The delay, which the administration made public in February, gained widespread attention Tuesday when it was highlighted in a New York Times report. It was quickly seized by the country's two most powerful Republicans as evidence that Obamacare is unworkable and that its requirement that individuals obtain insurance should also be delayed.
"Once again the president is giving a break to big businesses struggling with his health care law while individuals and families unfairly remain stuck under its mandates," House Speaker John Boehner (R-OH) said in a statement.
"This is the bottom line: if the president's health care law is too complex and costly for big businesses and insurance companies to figure out, American families deserve a break from it as well," he said. "The Senate should take up the House-passed delay of the individual mandate as soon as it returns to work.
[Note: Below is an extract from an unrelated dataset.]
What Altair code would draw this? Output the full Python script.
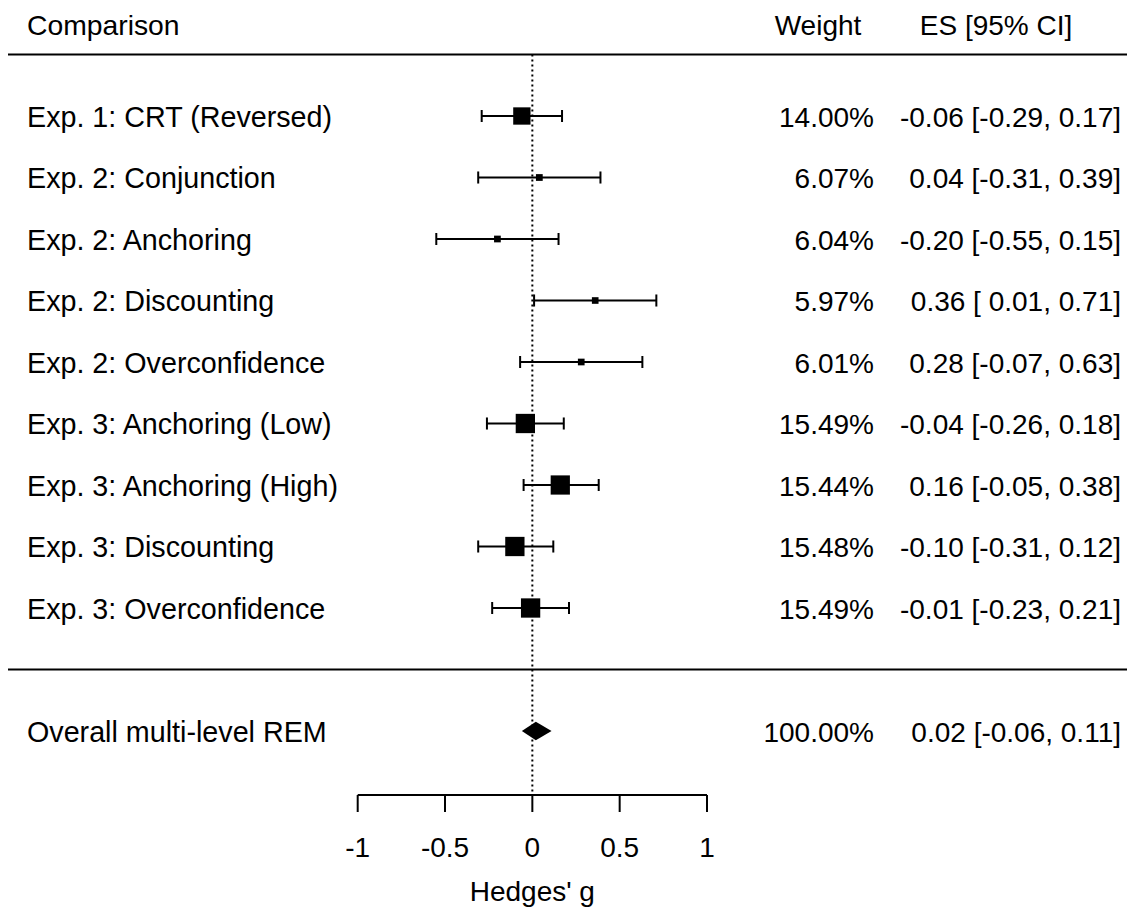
import altair as alt
import pandas as pd

# ---- data ----
names = [
    "Exp. 1: CRT (Reversed)",
    "Exp. 2: Conjunction",
    "Exp. 2: Anchoring",
    "Exp. 2: Discounting",
    "Exp. 2: Overconfidence",
    "Exp. 3: Anchoring (Low)",
    "Exp. 3: Anchoring (High)",
    "Exp. 3: Discounting",
    "Exp. 3: Overconfidence",
]
es = [-0.06, 0.04, -0.20, 0.36, 0.28, -0.04, 0.16, -0.10, -0.01]
lo = [-0.29, -0.31, -0.55, 0.01, -0.07, -0.26, -0.05, -0.31, -0.23]
hi = [0.17, 0.39, 0.15, 0.71, 0.63, 0.18, 0.38, 0.12, 0.21]
weights = [14.00, 6.07, 6.04, 5.97, 6.01, 15.49, 15.44, 15.48, 15.49]

overall_name = "Overall multi-level REM"
overall_es = 0.02
overall_lo = -0.06
overall_hi = 0.11
overall_weight = 100.00

headers = ["Comparison", "Weight", "ES [95% CI]"]
tick_values = [-1, -0.5, 0, 0.5, 1]
axis_title = "Hedges' g"

# ---- layout / style ----
FONT = "Liberation Sans"
FS = 28
FS_NAME = 28.7
W, H = 1119, 900
X = alt.Scale(domain=[-3.0023, 3.4049], nice=False, zero=False)
Y = alt.Scale(domain=[-0.7561, 13.878], nice=False, zero=False, reverse=True)
ROW_OVERALL = 11
AXIS_Y = 787

rows = list(range(1, len(names) + 1))
study = pd.DataFrame({
    "row": rows, "name": names, "es": es, "lo": lo, "hi": hi, "w": weights,
})
study["wlab"] = [f"{w:.2f}%" for w in weights]
study["eslab"] = [f"{e:.2f} [{l:5.2f}, {h:.2f}]" for e, l, h in zip(es, lo, hi)]
study["size"] = [(1.33 * w - 1.3) ** 2 for w in weights]

caps = pd.DataFrame({
    "row": rows + rows,
    "x": lo + hi,
})

overall = pd.DataFrame({
    "row": [ROW_OVERALL], "name": [overall_name],
    "wlab": [f"{overall_weight:.2f}%"],
    "eslab": [f"{overall_es:.2f} [{overall_lo:5.2f}, {overall_hi:.2f}]"],
})
diamond = pd.DataFrame({
    "x": [overall_lo, overall_es, overall_hi],
    "yt": [ROW_OVERALL, ROW_OVERALL - 0.15, ROW_OVERALL],
    "yb": [ROW_OVERALL, ROW_OVERALL + 0.15, ROW_OVERALL],
})

ticks = pd.DataFrame({"t": tick_values, "lab": [f"{t:g}" for t in tick_values]})
hlines = pd.DataFrame({"r": [0, 10]})
zero = pd.DataFrame({"v": [0]})
axis_span = pd.DataFrame({"a": [tick_values[0]], "b": [tick_values[-1]]})

txt = dict(font=FONT, color="black")

# header texts
hdr = pd.DataFrame({"h": headers, "px": [19, 810, 988], "al": ["left", "center", "center"],
                    "fs": [28.3, FS, FS]})
header_layers = [
    alt.Chart(hdr.iloc[[i]]).mark_text(align=hdr["al"][i], baseline="alphabetic",
                                       fontSize=float(hdr["fs"][i]), **txt)
    .encode(x=alt.value(float(hdr["px"][i])), y=alt.value(27), text="h:N")
    for i in range(len(hdr))
]

lines = alt.Chart(hlines).mark_rule(color="black", strokeWidth=2).encode(
    x=alt.value(0), x2=alt.value(W), y=alt.Y("r:Q", scale=Y, axis=None))

zline = alt.Chart(zero).mark_rule(color="black", strokeWidth=2, strokeDash=[2, 3]).encode(
    x=alt.X("v:Q", scale=X, axis=None), y=alt.value(46.5), y2=alt.value(AXIS_Y))

whisk = alt.Chart(study).mark_rule(color="black", strokeWidth=2).encode(
    x=alt.X("lo:Q", scale=X, axis=None), x2="hi:Q",
    y=alt.Y("row:Q", scale=Y, axis=None))

capm = alt.Chart(caps).transform_calculate(
    yt="datum.row - 0.098", yb="datum.row + 0.098"
).mark_rule(color="black", strokeWidth=2).encode(
    x=alt.X("x:Q", scale=X, axis=None),
    y=alt.Y("yt:Q", scale=Y, axis=None), y2="yb:Q")

squares = alt.Chart(study).mark_square(color="black", opacity=1, filled=True).encode(
    x=alt.X("es:Q", scale=X, axis=None),
    y=alt.Y("row:Q", scale=Y, axis=None),
    size=alt.Size("size:Q", scale=None, legend=None))

dia = alt.Chart(diamond).mark_area(color="black", opacity=1, orient="vertical").encode(
    x=alt.X("x:Q", scale=X, axis=None),
    y=alt.Y("yt:Q", scale=Y, axis=None), y2="yb:Q")

def row_text(df, field, px, align, fs):
    return alt.Chart(df).mark_text(align=align, baseline="alphabetic", dy=10.5,
                                   fontSize=fs, **txt).encode(
        x=alt.value(px), y=alt.Y("row:Q", scale=Y, axis=None), text=f"{field}:N")

texts = [
    row_text(study, "name", 19, "left", FS_NAME),
    row_text(study, "wlab", 866, "right", FS),
    row_text(study, "eslab", 1113, "right", FS),
    row_text(overall, "name", 19, "left", FS_NAME),
    row_text(overall, "wlab", 866, "right", FS),
    row_text(overall, "eslab", 1113, "right", FS),
]

axline = alt.Chart(axis_span).mark_rule(color="black", strokeWidth=2).encode(
    x=alt.X("a:Q", scale=X, axis=None), x2="b:Q", y=alt.value(AXIS_Y))
axticks = alt.Chart(ticks).mark_rule(color="black", strokeWidth=2).encode(
    x=alt.X("t:Q", scale=X, axis=None), y=alt.value(AXIS_Y), y2=alt.value(AXIS_Y + 17))
axlabels = alt.Chart(ticks).mark_text(align="center", baseline="alphabetic", fontSize=FS, **txt).encode(
    x=alt.X("t:Q", scale=X, axis=None), y=alt.value(849), text="lab:N")
axtitle = alt.Chart(zero).mark_text(align="center", baseline="alphabetic", fontSize=FS, **txt).encode(
    x=alt.X("v:Q", scale=X, axis=None), y=alt.value(893), text=alt.value(axis_title))

chart = alt.layer(
    lines, zline, whisk, capm, squares, dia, axline, axticks, axlabels, axtitle,
    *texts, *header_layers,
).properties(
    width=W, height=H, padding=0, autosize=alt.AutoSizeParams(type="none"),
    background="white",
).configure_view(stroke=None)

chart.save("out.html", embed_options={"renderer": "svg", "actions": False})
It's only fair."
It's a politically clever argument -- but one that papers over the fact that these employer reprieves are relatively minor portions of the law, while the individual mandate is central to its functionality. But more importantly, the move and its fallout provide a telling example of the administration's no-win political situation in smoothing out the edges of the law's rollout.
"Another Obamacare Broken Promise," blared an email blast from the office of Senate Minority Leader Mitch McConnell (R-KY).
The Affordable Care Act contains a slew of regulations and mandates on individuals and businesses in order to make the swath of benefits under the law economically feasible. Providing some groups a grace period, whether or not they deserve it, invariably inflames other constituencies who want their own special treatment. Multiple labor unions, for instance, were furious that the administration gave large employers a reprieve but didn't carve out separate exemptions they've been asking for.
And conservative lawmakers and advocates, eager to disrupt and discredit Obamacare, can easily exploit the public's lack of knowledge about the complex law and use these moves to paint it as a train wreck waiting to happen. The GOP's anxiety is rising as the law's major components are set to take effect in the coming months, and President Obama's own anger and frustration with Republicans has reached a boil.
"Their number priority, the one unifying principle in the Republican Party at the moment is making sure that 30 million people don't have health care," Obama told reporters at a televised news conference Friday. "There's not even a pretense now that they're going to replace it with something better. The notion is simply that those 30 million people or the 150 million who are benefiting from the other aspects of affordable care, will be better off without it. That's their assertion. Not backed by fact, not backed by any evidence. It's just become an ideological fixation."
All the political bickering is just a prelude. The real judgment of Obamacare will be rendered after its most important benefits and regulations take effect next year.